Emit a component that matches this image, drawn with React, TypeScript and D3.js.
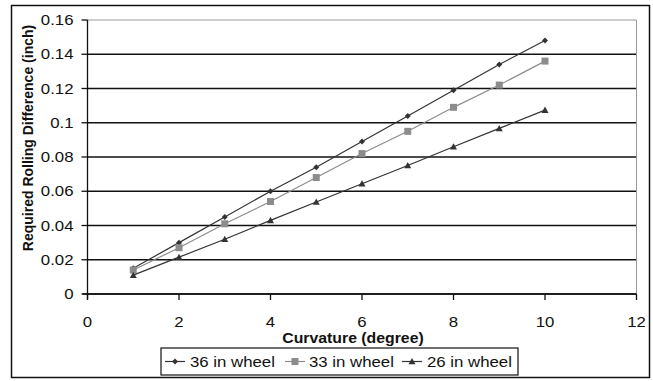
import React from "react";
import * as d3 from "d3";

const curvature = [1, 2, 3, 4, 5, 6, 7, 8, 9, 10];
const wheel36 = [0.015, 0.03, 0.045, 0.06, 0.074, 0.089, 0.104, 0.119, 0.134, 0.148];
const wheel33 = [0.014, 0.027, 0.041, 0.054, 0.068, 0.082, 0.095, 0.109, 0.122, 0.136];
const wheel26 = [0.011, 0.0215, 0.032, 0.043, 0.0537, 0.0644, 0.075, 0.086, 0.0967, 0.1074];
const xTicks = [0, 2, 4, 6, 8, 10, 12];
const yTicks = [0, 0.02, 0.04, 0.06, 0.08, 0.1, 0.12, 0.14, 0.16];
const seriesNames = ["36 in wheel", "33 in wheel", "26 in wheel"];

const W = 653;
const H = 381;
const L = 87.5, R = 636.5, T = 20, B = 294;
const SX = 1.2;

function HText(props: {
  x: number;
  y: number;
  anchor?: string;
  size?: number;
  bold?: boolean;
  sx?: number;
  children: React.ReactNode;
}) {
  const { x, y, anchor = "start", size = 14, bold = false, sx = SX, children } = props;
  return (
    <text
      transform={`translate(${x},${y}) scale(${sx},1)`}
      fontSize={size}
      fontWeight={bold ? "bold" : "normal"}
      textAnchor={anchor}
      fill="#111"
    >
      {children}
    </text>
  );
}

export default function App() {
  const x = d3.scaleLinear().domain([0, 12]).range([L, R]);
  const y = d3.scaleLinear().domain([0, 0.16]).range([B, T]);
  const line = d3
    .line<[number, number]>()
    .x((d) => x(d[0]))
    .y((d) => y(d[1]));

  const series = [
    { name: seriesNames[0], vals: wheel36, color: "#333", marker: "diamond" },
    { name: seriesNames[1], vals: wheel33, color: "#8c8c8c", marker: "square" },
    { name: seriesNames[2], vals: wheel26, color: "#333", marker: "triangle" },
  ];

  const marker = (type: string, cx: number, cy: number, color: string, k: string) => {
    if (type === "diamond") {
      const s = 3;
      return <path key={k} d={`M${cx},${cy - s}L${cx + s},${cy}L${cx},${cy + s}L${cx - s},${cy}Z`} fill={color} />;
    }
    if (type === "square") {
      const s = 3.5;
      return <rect key={k} x={cx - s} y={cy - s} width={2 * s} height={2 * s} fill={color} />;
    }
    const s = 3.5;
    return <path key={k} d={`M${cx},${cy - s}L${cx + s},${cy + s * 0.8}L${cx - s},${cy + s * 0.8}Z`} fill={color} />;
  };

  const font = "Liberation Sans, Arial, sans-serif";
  const legendItems = [
    { x: 165, tx: 190 },
    { x: 285, tx: 309 },
    { x: 402, tx: 427 },
  ];

  return (
    <svg width={W} height={H} style={{ position: "absolute", left: 0, top: 0 }} fontFamily={font}>
      <rect x={0} y={0} width={W} height={H} fill="#fff" />
      <rect x={11.5} y={5.5} width={638} height={372} fill="none" stroke="#111" strokeWidth={1.5} />
      {yTicks.map((t, i) => (
        <line
          key={"g" + i}
          x1={L}
          x2={R}
          y1={y(t)}
          y2={y(t)}
          stroke={t === 0.16 ? "#999" : "#111"}
          strokeWidth={t === 0.16 ? 1 : 1.4}
        />
      ))}
      <line x1={R} x2={R} y1={T} y2={B} stroke="#999" strokeWidth={1} />
      <line x1={L} x2={L} y1={T} y2={B + 5} stroke="#111" strokeWidth={1.3} />
      <line x1={L - 5} x2={R} y1={B} y2={B} stroke="#111" strokeWidth={1.4} />
      {yTicks.map((t, i) => (
        <g key={"yt" + i}>
          <line x1={L - 6} x2={L} y1={y(t)} y2={y(t)} stroke="#111" strokeWidth={1.3} />
          <HText x={L - 14} y={y(t) + 5} anchor="end">
            {String(t)}
          </HText>
        </g>
      ))}
      {xTicks.map((t, i) => (
        <g key={"xt" + i}>
          <line x1={x(t)} x2={x(t)} y1={B} y2={B + 6} stroke="#111" strokeWidth={1.3} />
          <HText x={x(t)} y={327} anchor="middle">
            {String(t)}
          </HText>
        </g>
      ))}
      <HText x={353} y={343} anchor="middle" bold sx={1.13}>
        Curvature (degree)
      </HText>
      <text
        transform={`translate(33,138) rotate(-90)`}
        fontSize={14}
        fontWeight="bold"
        textAnchor="middle"
        fill="#111"
      >
        Required Rolling Difference (inch)
      </text>
      {series.map((s, si) => (
        <g key={"s" + si}>
          <path
            d={line(curvature.map((c, i) => [c, s.vals[i]] as [number, number])) || ""}
            fill="none"
            stroke={s.color}
            strokeWidth={1.2}
          />
          {curvature.map((c, i) => marker(s.marker, x(c), y(s.vals[i]), s.color, `m${si}-${i}`))}
        </g>
      ))}
      <rect x={161} y={348} width={357} height={27} fill="#fff" stroke="#111" strokeWidth={1.2} />
      {series.map((s, si) => (
        <g key={"l" + si}>
          <line x1={legendItems[si].x} x2={legendItems[si].x + 20} y1={361.5} y2={361.5} stroke={s.color} strokeWidth={1.2} />
          {marker(s.marker, legendItems[si].x + 10, 361.5, s.color, "lm" + si)}
          <HText x={legendItems[si].tx} y={367}>
            {s.name}
          </HText>
        </g>
      ))}
    </svg>
  );
}
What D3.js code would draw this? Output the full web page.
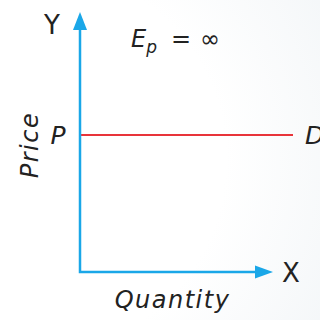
<meta charset="utf-8">
<script src="https://cdn.jsdelivr.net/npm/d3@7"></script>
<style>
  body { margin: 0; background: #fff; }
  text { font-family: "DejaVu Sans"; fill: #222; }
</style>
<div id="chart"></div>
<script>
// axis extents and demand curve (quantity, price) in chart units
var xAxisEnd = 96.5
var yAxisEnd = 100
var priceLevel = 52.7
var demandQ = [0, 106.5]
var demandP = [priceLevel, priceLevel]

var width = 320, height = 320

var svg = d3.select("#chart").append("svg")
  .attr("width", width).attr("height", height)

var defs = svg.append("defs")
var grad = defs.append("radialGradient").attr("id", "bg")
  .attr("cx", "0.1").attr("cy", "0.5").attr("r", "1.1")
grad.append("stop").attr("offset", "0.55").attr("stop-color", "#ffffff")
grad.append("stop").attr("offset", "1").attr("stop-color", "#f3f6f8")
svg.append("rect").attr("width", width).attr("height", height).attr("fill", "url(#bg)")

var x = d3.scaleLinear().domain([0, 100]).range([80, 280])
var y = d3.scaleLinear().domain([0, 100]).range([272, 12])

var blue = "#1aa7e8"

// demand line
var line = d3.line().x(d => x(d[0])).y(d => y(d[1]))
svg.append("path")
  .datum(d3.zip(demandQ, demandP))
  .attr("d", line)
  .attr("stroke", "#e8343a").attr("stroke-width", 2).attr("fill", "none")

// axes
svg.append("path")
  .attr("d", line([[0, yAxisEnd - 6.5], [0, 0], [xAxisEnd - 8.5, 0]]))
  .attr("stroke", blue).attr("stroke-width", 2.5).attr("fill", "none")

// arrow heads
var tipY = [x(0), y(yAxisEnd)]
svg.append("path")
  .attr("d", `M${tipY[0]},${tipY[1]} L${tipY[0] - 7},${tipY[1] + 18} L${tipY[0] + 7},${tipY[1] + 18} Z`)
  .attr("fill", blue)
var tipX = [x(xAxisEnd), y(0)]
svg.append("path")
  .attr("d", `M${tipX[0]},${tipX[1]} L${tipX[0] - 18},${tipX[1] - 6.5} L${tipX[0] - 18},${tipX[1] + 6.5} Z`)
  .attr("fill", blue)

// labels
svg.append("text").attr("x", 52).attr("y", 34).attr("text-anchor", "middle")
  .attr("font-size", 26).text("Y")
svg.append("text").attr("x", 291).attr("y", 282).attr("text-anchor", "middle")
  .attr("font-size", 26).text("X")
svg.append("text").attr("x", 58).attr("y", y(priceLevel) + 9).attr("text-anchor", "middle")
  .attr("font-size", 25).attr("font-style", "italic").text("P")
// the D is partly cut by the right edge in the reference as well
svg.append("text").attr("x", 305).attr("y", y(priceLevel) + 9)
  .attr("font-size", 25).attr("font-style", "italic").text("D")

var ep = svg.append("text").attr("x", 131).attr("y", 47).attr("font-size", 24)
ep.append("tspan").attr("font-style", "italic").text("E")
ep.append("tspan").attr("font-style", "italic").attr("font-size", 17).attr("dy", 6).text("p")
ep.append("tspan").attr("dy", -6).attr("x", 171).text("=")
ep.append("tspan").attr("x", 200).text("∞")

svg.append("text").attr("x", x(xAxisEnd / 2) - 4).attr("y", 308).attr("text-anchor", "middle")
  .attr("font-size", 24).attr("font-style", "italic").attr("letter-spacing", 1.5).text("Quantity")

svg.append("text").attr("transform", "translate(38,145) rotate(-90)")
  .attr("text-anchor", "middle").attr("font-size", 24).attr("font-style", "italic")
  .attr("letter-spacing", 1.5).text("Price")
</script>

Prompt :: The lines from the start of the entries above through the one containing "const SX = 1.2;" are to be retyped exactly, and no others. Pictures are left out.

Written answer ::
Emit a component that matches this image, drawn with React, TypeScript and D3.js.
import React from "react";
import * as d3 from "d3";

const curvature = [1, 2, 3, 4, 5, 6, 7, 8, 9, 10];
const wheel36 = [0.015, 0.03, 0.045, 0.06, 0.074, 0.089, 0.104, 0.119, 0.134, 0.148];
const wheel33 = [0.014, 0.027, 0.041, 0.054, 0.068, 0.082, 0.095, 0.109, 0.122, 0.136];
const wheel26 = [0.011, 0.0215, 0.032, 0.043, 0.0537, 0.0644, 0.075, 0.086, 0.0967, 0.1074];
const xTicks = [0, 2, 4, 6, 8, 10, 12];
const yTicks = [0, 0.02, 0.04, 0.06, 0.08, 0.1, 0.12, 0.14, 0.16];
const seriesNames = ["36 in wheel", "33 in wheel", "26 in wheel"];

const W = 653;
const H = 381;
const L = 87.5, R = 636.5, T = 20, B = 294;
const SX = 1.2;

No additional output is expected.